Contrairement à ses prédécesseurs, appartenant à l'aile gauchiste du Baas, qui avaient fait du conflit palestinien un thème central de propagande, le nouveau chef de l'État met l'accent sur l'économie. Il affirme, dans son discours du 31 août 1971, que le développement de la Syrie ouvrira la voie à la victoire contre Israël. Le 8 mars, il se rallie implicitement à la résolution du Conseil de sécurité du 22 novembre 1967, qui prévoit une issue pacifique au conflit israélo-arabe.

Les mesures soutenant le secteur privé, l'amnistie financière accordée aux émigrés syriens favorisent le rapatriement avant la fin de 1971 de quelque 700 millions de francs. L'industrie, le commerce connaissent un nouvel essor. La production pétrolière s'accroît en 1971 de 20 % par rapport à l'année précédente, tandis qu'une nouvelle raffinerie est mise en marche.

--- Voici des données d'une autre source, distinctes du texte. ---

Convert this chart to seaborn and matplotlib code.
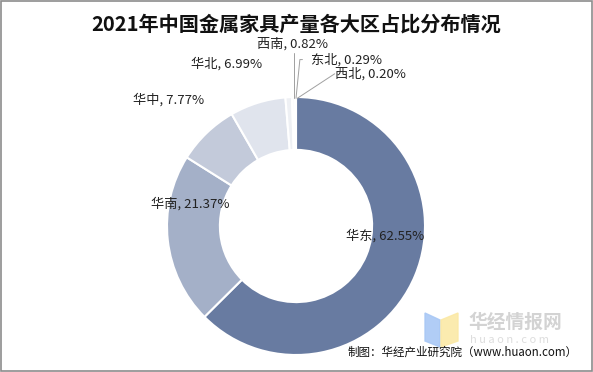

À partir du dernier trimestre de 1971, la Syrie commence à produire des phosphates, dont le volume devrait atteindre fin 1972 quelque 300 000 t. Le plan quinquennal 1971-75 prévoit un taux annuel de progression de 8,2 %. Il prévoit en outre la réduction des exportations de matières premières, le développement du tourisme (pour lequel un ministère est créé le 23 mars) et des garanties pour les investissements étrangers, en particulier arabes.

Ouverture

Le général Assad pratique une politique d'ouverture à l'égard des pays frères, en faisant abstraction des divergences idéologiques et politiques. À Damas, il réserve un accueil chaleureux au chef de l'État du Koweit, du 10 au 13 juillet, et se rend lui-même dans la principauté du 19 au 21 avril. Le Koweit accorde à la Syrie d'abord un prêt de 60 millions de francs (septembre 1971), ensuite une assistance financière de 150 millions de francs (mai 1972).

En mars, le général Assad reçoit également avec beaucoup d'égards Saddam Hussein, le vice-président irakien, malgré les rivalités qui opposent les deux branches du parti Baas au pouvoir à Damas et à Bagdad, et se solidarise avec les dirigeants irakiens quand ceux-ci procèdent, le 1er juin, à la nationalisation de l'Iraq Petroleum Company. Sans aller jusqu'à rétablir les relations diplomatiques avec la Jordanie, rompues en juillet, le général Assad normalise les échanges commerciaux avec le royaume hachémite en avril 1972.

La Syrie resserre ses relations avec la France. Jean de Lipkowski effectue à Damas, du 20 au 22 septembre 1971, la première visite officielle d'un ministre français depuis 1945. Paris, aussitôt après, octroie des prêts d'une valeur de 120 millions de francs ; une délégation du Conseil national du patronat français se rend à Damas le 11 mai pour étudier les possibilités d'une participation au Ve Plan quinquennal. D'autre part, la visite du ministre syrien des Affaires étrangères à Pékin se solde par un prêt chinois s'élevant à 200 millions de francs.

Front progressiste

Sur le plan intérieur, le régime s'applique à élargir ses bases populaires. Le général Assad, qui ne compte pas que des amis au sein du Baas, dont il est le secrétaire général, réduit par diverses mesures l'emprise du parti sur l'appareil de l'État.

Les élections provinciales, début mars, tenues dans un climat de relative liberté, permettent la désignation dans les conseils locaux de représentants de diverses formations. Le 14 février, le président syrien rend publique la charte d'un « Front progressiste d'union nationale », auquel sont conviées à adhérer toutes les organisations de gauche du pays, en l'occurrence l'Union socialiste arabe (les nassériens), les unionistes socialistes (de Jamal El Soufi), les socialistes arabes (ex-partisans d'Akram Haurani) et les communistes.

Le document, fruit de laborieuses tractations qui se déroulaient depuis novembre 1971, est signé le 7 mars. Il prévoit le partage des responsabilités du pouvoir parmi les formations alliées, tout en consacrant la primauté du Baas, lequel conserve le droit d'une présence exclusive au sein de l'armée et de l'université. La direction du Front est composée d'une majorité de baasistes (9 membres sur 17) et est présidée par le général Assad. Le 23 mars, un nouveau gouvernement est constitué, comprenant 15 baasistes et 15 représentants des autres formations. Le ministère de la Défense est confié au général Moustapha Tlass, homme de confiance du président Assad.